In spite of the fact that some progress has been made in providing credit to these priority sectors by the commercial banks, particularly after the nationalisation of big banks, the efforts in this direction are still insufficient and these sectors continue to remain dependent mainly upon private sources for their credit needs.

iii. Limited Role of Capital Market:

Another weakness of the monetary policy lies in the limited role of capital market. So far the public financial institutions have been required to raise resources at lower than the market rate in order to finance investments in the private industries. This means that the distribution of credit in the capital market has not been based on the efficiency and profitability of the enterprises demanding funds.

There is now a strong need to enlarge the role of the capital market and for enterprises to bid for resources on the basis of their capacity and creditworthiness. Both private and public enterprises should be encouraged to seek much larger financial support from capital market.

iv. Excessive Deficit Financing:

The main reason for the failure of the monetary policy in India during the planning period is the substantial and continuous expansion of money supply in the economy which is primarily due to two factors- (a) a large increase in the net Reserve Bank credit to the government because of large scale deficit financing undertaken by the government; and (b) a large expansion in the bank credit to the private commercial sector.

The main reason for undertaking large-scale deficit financing has been the desire to maintain high levels of planned outlays and to promote investment in the economy. But the reality is to the contrary.

The high levels of deficit financing have not only created excess monetary demands rather than increasing investment and output, but also have adversely affected the ability of the monetary authority to control overall monetary expansion.

v. Excessive Credit Expansion:

Excessive increase in bank credit to the private commercial sector is another cause of large expansion of money supply leading to the failure of monetary policy.

The main reasons for increase in bank credit have been:

(a) The flexible approach adopted by the Reserve Bank to provide adequate credit for promoting the interests of growth and investment in the economy, particularly in the priority sector;

(b) The deliberate policy of the Reserve Bank to provide liberal and concessional credit to priority sector and weaker sections such as agriculture, small scale industry, the retail trade, the self-employed and exports;

(c) Preferential treatment given to the government agencies and private sector in the extension of bank credit after the nationalisation of banks.

vi. Lack of Integration of Monetary and Fiscal Policies:

Fundamental weakness in the operation of monetary policy has been the lack of integration between the fiscal policy, particularly relating to deficit financing, and the credit policy relating to the private commercial sector.

Recognising the inflationary potential of excessive growth of money due to excessive deficit financing or undue expansion in bank credit to the private commercial sector, the successive five year plans repeatedly emphasised the need for a proper integration between fiscal and credit policies.

Such an integration requires- (a) limiting deficit financing to a reasonable limit, and (b) the credit policy cooperating with the policy of deficit financing so as to maintain a reasonable balance between aggregate demand and aggregate supply.

But, no serious efforts were made to bring about the necessary integration of monetary and fiscal policies to meet the genuine needs of the investment and growth requirements of price stability.

vii.
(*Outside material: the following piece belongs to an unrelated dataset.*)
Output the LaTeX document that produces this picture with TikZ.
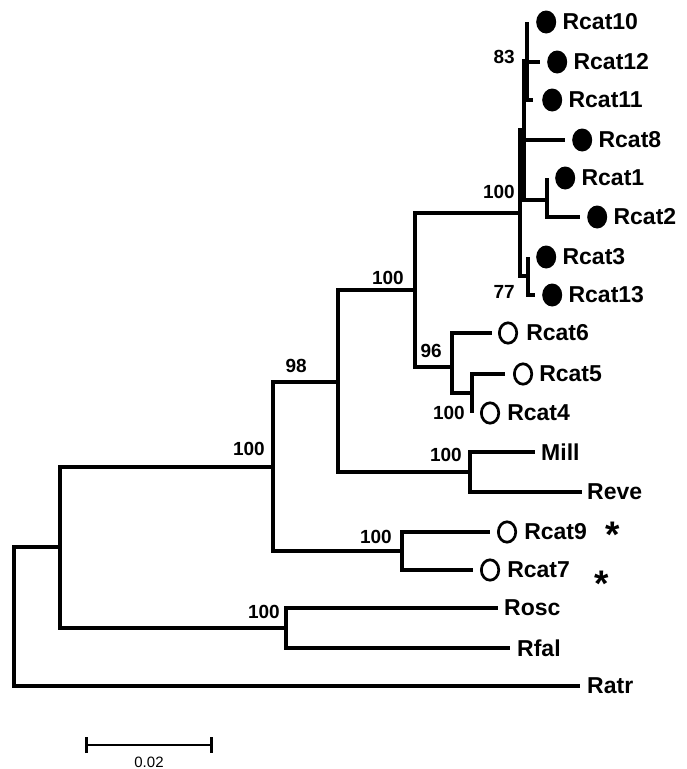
\documentclass[tikz,border=0pt]{standalone}
\usepackage{fontspec}
\setmainfont{Liberation Sans}
\usetikzlibrary{positioning, shapes.geometric, arrows.meta}

\begin{document}
\begin{tikzpicture}[x=1pt, y=-1pt,
    % Styles for the tree
    branch/.style={line width=3.9pt},
    taxon/.style={inner sep=0pt, font=\fontsize{23}{23}\selectfont\bfseries},
    support/.style={anchor=east, inner sep=0pt, font=\fontsize{19}{19}\selectfont\bfseries},
    fulldot/.style={ellipse, fill=black, inner sep=0pt, minimum width=20pt, minimum height=23pt},
    opendot/.style={ellipse, draw=black, line width=2.7pt, inner sep=0pt, minimum width=17.4pt, minimum height=20.4pt},
    flag/.style={anchor=base, inner sep=0pt, font=\fontsize{37}{37}\selectfont\bfseries},
    % Style for the scale bar
    scalebar/.style={line width=2.6pt, {Bar[width=16pt]}-{Bar[width=16pt]}}
]
    \useasboundingbox (0,0) rectangle (687,769);

    % =========================================================================
    % INTERNAL NODES
    % =========================================================================
    \coordinate (root) at (14,617);
    \coordinate (nA) at (60,547);
    \coordinate (nB) at (273,467);
    \coordinate (nL) at (286,628);
    \coordinate (nC) at (338,382);
    \coordinate (nK) at (402,551);
    \coordinate (nD) at (415,290);
    \coordinate (nM) at (470,472);
    \coordinate (nE) at (452,367);
    \coordinate (nF) at (472,393);
    \coordinate (nP) at (520,213);
    \coordinate (nH) at (524,130);
    \coordinate (nG) at (527,61);
    \coordinate (nT) at (547,200);
    \coordinate (nS) at (528,276);

    % =========================================================================
    % BRANCH TIPS
    % =========================================================================
    \coordinate (t10) at (527,22);
    \coordinate (t12) at (540,62);
    \coordinate (t11) at (533,100);
    \coordinate (t8) at (565,140);
    \coordinate (t1) at (547,178);
    \coordinate (t2) at (580,217);
    \coordinate (t3) at (528,257);
    \coordinate (t13) at (535,295);
    \coordinate (t6) at (492,333);
    \coordinate (t5) at (505,374);
    \coordinate (t4) at (472,413);
    \coordinate (tmill) at (535,452);
    \coordinate (treve) at (582,492);
    \coordinate (t9) at (490,532);
    \coordinate (t7) at (473,570);
    \coordinate (trosc) at (498,608);
    \coordinate (trfal) at (510,648);
    \coordinate (tratr) at (580,686);

    % =========================================================================
    % BRANCHES
    % =========================================================================
    \draw [branch] (root) |- (nA) (root) |- (tratr);
    \draw [branch] (nA) |- (nB) (nA) |- (nL);
    \draw [branch] (nL) |- (trosc) (nL) |- (trfal);
    \draw [branch] (nB) |- (nC) (nB) |- (nK);
    \draw [branch] (nK) |- (t9) (nK) |- (t7);
    \draw [branch] (nC) |- (nD) (nC) |- (nM);
    \draw [branch] (nM) |- (tmill) (nM) |- (treve);
    \draw [branch] (nD) |- (nP) (nD) |- (nE);
    \draw [branch] (nE) |- (t6) (nE) |- (nF);
    \draw [branch] (nF) |- (t5) (nF) |- (t4);
    \draw [branch] (nP) |- (nH) (nP) |- (nS);
    \draw [branch] (nH) |- (nG) (nH) |- (t8) (nH) |- (nT);
    \draw [branch] (nG) |- (t10) (nG) |- (t12) (nG) |- (t11);
    \draw [branch] (nT) |- (t1) (nT) |- (t2);
    \draw [branch] (nS) |- (t3) (nS) |- (t13);

    % =========================================================================
    % LEAVES - FILLED MARKERS
    % =========================================================================
    \node (d10) [fulldot, right=9pt of t10] {};
    \node (l10) [taxon, right=6pt of d10] {Rcat10};
    \node (d12) [fulldot, right=7pt of t12] {};
    \node (l12) [taxon, right=6pt of d12] {Rcat12};
    \node (d11) [fulldot, right=9pt of t11] {};
    \node (l11) [taxon, right=6pt of d11] {Rcat11};
    \node (d8) [fulldot, right=7pt of t8] {};
    \node (l8) [taxon, right=6pt of d8] {Rcat8};
    \node (d1) [fulldot, right=8pt of t1] {};
    \node (l1) [taxon, right=6pt of d1] {Rcat1};
    \node (d2) [fulldot, right=7pt of t2] {};
    \node (l2) [taxon, right=6pt of d2] {Rcat2};
    \node (d3) [fulldot, right=8pt of t3] {};
    \node (l3) [taxon, right=6pt of d3] {Rcat3};
    \node (d13) [fulldot, right=7pt of t13] {};
    \node (l13) [taxon, right=6pt of d13] {Rcat13};

    % =========================================================================
    % LEAVES - OPEN MARKERS
    % =========================================================================
    \node (d6) [opendot, right=6pt of t6] {};
    \node (l6) [taxon, right=8pt of d6] {Rcat6};
    \node (d5) [opendot, right=8pt of t5] {};
    \node (l5) [taxon, right=6pt of d5] {Rcat5};
    \node (d4) [opendot, right=8pt of t4] {};
    \node (l4) [taxon, right=7pt of d4] {Rcat4};
    \node (d9) [opendot, right=7pt of t9] {};
    \node (l9) [taxon, right=7pt of d9] {Rcat9};
    \node (d7) [opendot, right=7pt of t7] {};
    \node (l7) [taxon, right=7pt of d7] {Rcat7};
    \node (ast9) [flag] at (613,547) {*};
    \node (ast7) [flag] at (602,596) {*};

    % =========================================================================
    % LEAVES - OUTGROUPS
    % =========================================================================
    \node (lmill) [taxon, right=6pt of tmill] {Mill};
    \node (lreve) [taxon, right=5pt of treve] {Reve};
    \node (lrosc) [taxon, right=6pt of trosc] {Rosc};
    \node (lrfal) [taxon, right=7pt of trfal] {Rfal};
    \node (lratr) [taxon, right=7pt of tratr] {Ratr};

    % =========================================================================
    % BOOTSTRAP SUPPORT
    % =========================================================================
    \node (bs83) [support] at (515,57) {83};
    \node (bsP) [support] at (515,192) {100};
    \node (bs77) [support] at (515,292) {77};
    \node (bsD) [support] at (404,278) {100};
    \node (bs96) [support] at (442,351) {96};
    \node (bsF) [support] at (465,413) {100};
    \node (bsM) [support] at (462,455) {100};
    \node (bs98) [support] at (307,366) {98};
    \node (bsB) [support] at (265,449) {100};
    \node (bsK) [support] at (392,537) {100};
    \node (bsL) [support] at (280,612) {100};

    % =========================================================================
    % SCALE BAR
    % =========================================================================
    \coordinate (sbl) at (85,745);
    \coordinate (sbr) at (213,745);
    \draw [scalebar] (sbl) -- (sbr);
    \node (sbtext) [inner sep=0pt, font=\fontsize{15}{15}\selectfont] at (149,762) {0.02};

\end{tikzpicture}
\end{document}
Ineffectiveness of Monetary Policy:

The successful operation of monetary policy in India also suffers from the limitations related to the inadequate instruments and powers of the Reserve Bank as well as the financial conditions of the country.
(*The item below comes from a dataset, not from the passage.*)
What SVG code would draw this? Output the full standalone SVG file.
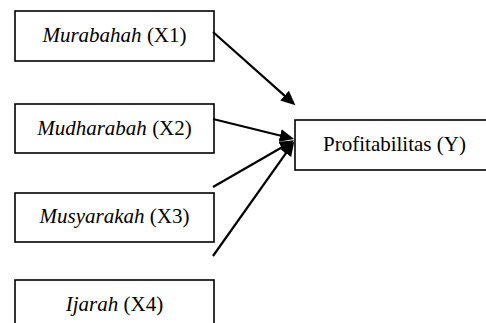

Major limitations are given below:

(a) Ineffective Control of Inflationary Trend:

The Reserve Bank is not fully equipped with tools and powers to control effectively the inflationary trends in the economy. Its general and selective controls are effective only to the extend to which inflationary pressures are the result of bank finance. But, the Reserve Bank’s credit control measures may not prove effective in case the inflationary pressures are caused by deficit financing and shortage of goods.

(b) Increase in Liquidity of Banks:

Efficacy of credit control measures adopted by the Reserve Bank has been reduced by the increase in the liquidity of the commercial banks. Rapid growth of banking industry after the nationalisation of major banks has not only increased mobilisation of savings through banks but also resulted in an accelerated growth of deposits, particularly time deposits. This has largely improved the liquidity position of banks and hence their ability to grant loans without resorting to the Reserve Bank.

(c) Growth of Non-Banking Financial Institutions:

The Reserve Bank has no control over the activities of non-banking financial institutions as well as indigenous bankers. These institutions and bankers play a significant role in financing trade and industry in Indian economy.

(d) Preponderance of Currency:

Another limitation of the monetary policy in India arises from the preponderance of currency in the total money supply. This factor reduces the credit creation capacity of the banks. Since the Reserve Bank operates on the money supply through credit loans to the public, the effectiveness of its monetary policy also reduces accordingly.

(e) Existence of Black Money:

Existence of large quantity of money in the black market also poses a serious limitation to the monetary policy of the Reserve Bank. The monetary control measures have no influence on the circulation of black money because the borrowers and lenders of this money keep their transactions secret and outside the orbit of monetary policy.


Rangarajan has summed up the performance of monetary policy of the Reserve Bank over the years in the following manner:

(i) The monetary measures of the Reserve Bank have generally been a response to fiscal policy.

(ii) While monetary policy has been primarily acting through availability of credit, the cost of credit has also been adjusted upward, sometimes very sharply to meet effectively the inflationary situations.

(iii) The areas of operation of monetary policy did not remain confined to those related to the regulation of monetary supply and keeping prices in check.

(iv) A more direct involvement of the monetary authority in the allocation of credit to the non­government sector has become an important element of national economic policy, especially after the nationalisation of major banks in July 1969.